Plaintiffs' objection to the magistrate judge's report and recommendation regarding its tortious interference claim also is without merit.
For the reasons stated above, the court makes the following findings:
1. The court ADOPTS the report and recommendation (ECF No. 30) in its entirety.
2. The court OVERRULES Plaintiffs' objections (ECF No. 36) to the report and recommendation.
3. The court GRANTS Conway's motion to dismiss (ECF No. 10) and DISMISSES all claims against him with prejudice.
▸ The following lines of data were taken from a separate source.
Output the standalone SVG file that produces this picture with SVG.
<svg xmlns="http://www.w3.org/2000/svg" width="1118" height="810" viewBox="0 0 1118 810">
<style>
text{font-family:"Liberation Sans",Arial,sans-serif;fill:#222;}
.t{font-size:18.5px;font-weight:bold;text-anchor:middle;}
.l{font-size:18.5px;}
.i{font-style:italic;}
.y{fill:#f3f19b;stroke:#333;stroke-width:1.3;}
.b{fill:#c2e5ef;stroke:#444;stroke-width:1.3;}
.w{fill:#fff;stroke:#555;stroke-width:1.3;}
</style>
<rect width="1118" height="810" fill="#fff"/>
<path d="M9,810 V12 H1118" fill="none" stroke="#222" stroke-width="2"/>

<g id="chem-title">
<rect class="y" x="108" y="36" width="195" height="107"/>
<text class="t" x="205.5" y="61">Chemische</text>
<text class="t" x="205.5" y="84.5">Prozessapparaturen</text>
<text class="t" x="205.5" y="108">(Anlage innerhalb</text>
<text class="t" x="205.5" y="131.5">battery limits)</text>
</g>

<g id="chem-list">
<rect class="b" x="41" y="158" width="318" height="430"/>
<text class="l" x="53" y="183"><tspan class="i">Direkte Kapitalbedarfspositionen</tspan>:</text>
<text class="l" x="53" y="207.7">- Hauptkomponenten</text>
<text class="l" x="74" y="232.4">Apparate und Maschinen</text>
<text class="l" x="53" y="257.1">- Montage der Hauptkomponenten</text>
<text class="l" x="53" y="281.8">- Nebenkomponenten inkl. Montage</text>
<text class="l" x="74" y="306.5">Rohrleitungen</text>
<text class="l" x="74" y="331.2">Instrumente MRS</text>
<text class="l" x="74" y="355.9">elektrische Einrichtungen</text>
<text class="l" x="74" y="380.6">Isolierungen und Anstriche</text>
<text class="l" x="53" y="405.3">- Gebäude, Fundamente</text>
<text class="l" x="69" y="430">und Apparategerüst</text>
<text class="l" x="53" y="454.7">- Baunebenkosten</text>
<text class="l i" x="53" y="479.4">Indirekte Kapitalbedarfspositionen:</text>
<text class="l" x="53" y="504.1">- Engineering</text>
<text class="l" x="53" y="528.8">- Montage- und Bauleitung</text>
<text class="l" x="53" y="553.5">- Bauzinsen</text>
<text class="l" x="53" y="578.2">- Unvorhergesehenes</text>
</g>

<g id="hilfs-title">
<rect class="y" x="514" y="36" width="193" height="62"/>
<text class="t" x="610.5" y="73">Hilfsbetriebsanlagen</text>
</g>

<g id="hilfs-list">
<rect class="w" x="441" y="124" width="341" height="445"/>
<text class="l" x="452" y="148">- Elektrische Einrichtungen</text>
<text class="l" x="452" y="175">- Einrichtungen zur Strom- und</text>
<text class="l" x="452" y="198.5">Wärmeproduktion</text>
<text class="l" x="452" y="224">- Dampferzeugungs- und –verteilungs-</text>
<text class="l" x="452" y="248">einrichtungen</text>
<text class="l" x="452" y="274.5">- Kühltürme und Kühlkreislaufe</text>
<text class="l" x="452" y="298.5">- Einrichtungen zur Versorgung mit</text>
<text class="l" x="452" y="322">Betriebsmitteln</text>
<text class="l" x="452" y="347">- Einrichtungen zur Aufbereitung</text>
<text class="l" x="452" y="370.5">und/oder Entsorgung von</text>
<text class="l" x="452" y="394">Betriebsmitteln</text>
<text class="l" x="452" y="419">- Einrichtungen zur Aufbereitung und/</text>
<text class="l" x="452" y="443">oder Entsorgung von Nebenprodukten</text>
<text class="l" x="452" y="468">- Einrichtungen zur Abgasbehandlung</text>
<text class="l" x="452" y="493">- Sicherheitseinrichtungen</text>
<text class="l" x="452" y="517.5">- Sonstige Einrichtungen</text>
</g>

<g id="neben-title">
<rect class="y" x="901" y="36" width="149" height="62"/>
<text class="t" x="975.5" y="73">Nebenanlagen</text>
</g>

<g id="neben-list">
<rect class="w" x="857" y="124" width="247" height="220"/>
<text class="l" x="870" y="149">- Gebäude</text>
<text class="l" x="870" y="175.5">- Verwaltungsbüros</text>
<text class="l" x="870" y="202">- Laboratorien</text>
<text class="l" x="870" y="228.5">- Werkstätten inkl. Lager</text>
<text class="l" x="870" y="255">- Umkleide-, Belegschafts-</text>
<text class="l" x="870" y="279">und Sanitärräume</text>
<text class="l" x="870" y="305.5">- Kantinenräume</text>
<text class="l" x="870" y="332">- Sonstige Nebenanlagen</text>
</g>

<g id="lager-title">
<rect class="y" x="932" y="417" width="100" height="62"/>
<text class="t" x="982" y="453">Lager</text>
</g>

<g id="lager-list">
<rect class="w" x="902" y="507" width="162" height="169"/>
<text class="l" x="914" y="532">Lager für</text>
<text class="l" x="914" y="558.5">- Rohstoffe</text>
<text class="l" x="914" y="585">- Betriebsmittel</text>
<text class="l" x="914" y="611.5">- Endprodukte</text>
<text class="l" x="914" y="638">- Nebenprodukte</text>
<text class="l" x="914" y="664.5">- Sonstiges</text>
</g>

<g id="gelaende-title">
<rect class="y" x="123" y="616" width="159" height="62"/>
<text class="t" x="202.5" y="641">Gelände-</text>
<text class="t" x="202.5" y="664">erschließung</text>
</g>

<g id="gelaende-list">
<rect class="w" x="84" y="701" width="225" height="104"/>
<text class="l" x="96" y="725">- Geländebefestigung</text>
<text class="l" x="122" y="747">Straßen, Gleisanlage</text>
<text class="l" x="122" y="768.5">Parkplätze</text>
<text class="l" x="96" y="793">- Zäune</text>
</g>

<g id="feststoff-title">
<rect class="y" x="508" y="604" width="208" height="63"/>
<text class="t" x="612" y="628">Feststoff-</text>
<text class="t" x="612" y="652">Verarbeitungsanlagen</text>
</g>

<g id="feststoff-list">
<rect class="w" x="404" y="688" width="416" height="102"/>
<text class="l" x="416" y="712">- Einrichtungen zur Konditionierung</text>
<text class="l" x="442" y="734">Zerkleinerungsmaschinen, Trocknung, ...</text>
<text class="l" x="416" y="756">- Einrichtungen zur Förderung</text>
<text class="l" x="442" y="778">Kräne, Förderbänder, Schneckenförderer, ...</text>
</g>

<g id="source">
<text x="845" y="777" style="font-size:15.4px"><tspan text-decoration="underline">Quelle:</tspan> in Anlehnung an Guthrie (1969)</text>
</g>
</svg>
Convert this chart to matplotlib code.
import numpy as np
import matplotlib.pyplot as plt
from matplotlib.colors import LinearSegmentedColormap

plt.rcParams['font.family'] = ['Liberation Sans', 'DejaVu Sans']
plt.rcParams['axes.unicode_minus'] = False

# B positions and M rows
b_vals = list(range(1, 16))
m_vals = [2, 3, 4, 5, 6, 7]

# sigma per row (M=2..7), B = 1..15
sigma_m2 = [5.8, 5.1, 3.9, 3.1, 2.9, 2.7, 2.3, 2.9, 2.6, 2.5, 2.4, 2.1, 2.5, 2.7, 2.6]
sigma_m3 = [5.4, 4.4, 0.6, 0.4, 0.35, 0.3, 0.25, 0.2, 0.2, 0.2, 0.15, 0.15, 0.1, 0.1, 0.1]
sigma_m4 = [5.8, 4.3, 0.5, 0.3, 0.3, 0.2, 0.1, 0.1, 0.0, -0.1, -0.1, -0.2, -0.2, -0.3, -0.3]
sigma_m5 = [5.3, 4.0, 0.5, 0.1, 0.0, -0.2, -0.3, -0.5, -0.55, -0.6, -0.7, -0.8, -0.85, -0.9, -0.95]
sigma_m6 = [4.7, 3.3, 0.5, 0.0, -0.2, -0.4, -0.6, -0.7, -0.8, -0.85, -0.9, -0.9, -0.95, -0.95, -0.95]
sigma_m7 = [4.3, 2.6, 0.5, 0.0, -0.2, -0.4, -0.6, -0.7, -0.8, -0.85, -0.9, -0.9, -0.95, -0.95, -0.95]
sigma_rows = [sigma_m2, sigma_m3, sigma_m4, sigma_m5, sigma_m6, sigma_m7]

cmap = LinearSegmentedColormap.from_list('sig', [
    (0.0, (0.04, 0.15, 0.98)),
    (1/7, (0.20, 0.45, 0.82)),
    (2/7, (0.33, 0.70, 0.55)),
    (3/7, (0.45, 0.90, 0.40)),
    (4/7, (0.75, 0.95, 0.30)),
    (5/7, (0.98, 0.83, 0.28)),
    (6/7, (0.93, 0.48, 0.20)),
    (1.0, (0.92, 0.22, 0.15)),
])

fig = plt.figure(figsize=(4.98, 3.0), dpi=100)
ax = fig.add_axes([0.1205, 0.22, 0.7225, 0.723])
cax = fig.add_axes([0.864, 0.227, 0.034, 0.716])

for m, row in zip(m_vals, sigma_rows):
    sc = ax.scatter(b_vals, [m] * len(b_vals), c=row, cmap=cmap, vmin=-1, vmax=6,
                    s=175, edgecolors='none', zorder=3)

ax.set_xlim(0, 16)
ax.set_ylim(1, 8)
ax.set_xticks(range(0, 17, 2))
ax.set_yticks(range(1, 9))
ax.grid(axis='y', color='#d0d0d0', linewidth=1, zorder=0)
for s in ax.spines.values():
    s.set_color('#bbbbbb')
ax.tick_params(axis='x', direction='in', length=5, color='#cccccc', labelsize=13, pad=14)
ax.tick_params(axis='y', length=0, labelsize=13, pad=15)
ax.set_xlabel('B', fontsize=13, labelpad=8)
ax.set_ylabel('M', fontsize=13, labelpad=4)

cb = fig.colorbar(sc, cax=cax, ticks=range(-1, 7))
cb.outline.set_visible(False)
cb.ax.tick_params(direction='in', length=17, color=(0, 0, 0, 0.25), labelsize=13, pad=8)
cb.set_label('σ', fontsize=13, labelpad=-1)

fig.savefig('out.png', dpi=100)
4. The court GRANTS in part and DENIES in part Nationstar's motion to dismiss (ECF No. 6). The court DENIES Nationstar's motion with respect to Plaintiffs' conversion claim. The court GRANTS in part Nationstar's motion with respect to Plaintiffs' breach of contract claim, DISMISSING the claim without prejudice and providing LEAVE TO AMEND the claim within fifteen (15) days of the entry of this order. All of Plaintiffs' remaining claims, including claims for tortious interference, falsification of business records, intentional infliction of emotional
distress, elder abuse, abuse of process, and malicious prosecution, are DISMISSED with prejudice.
An appropriate Order will be entered this day.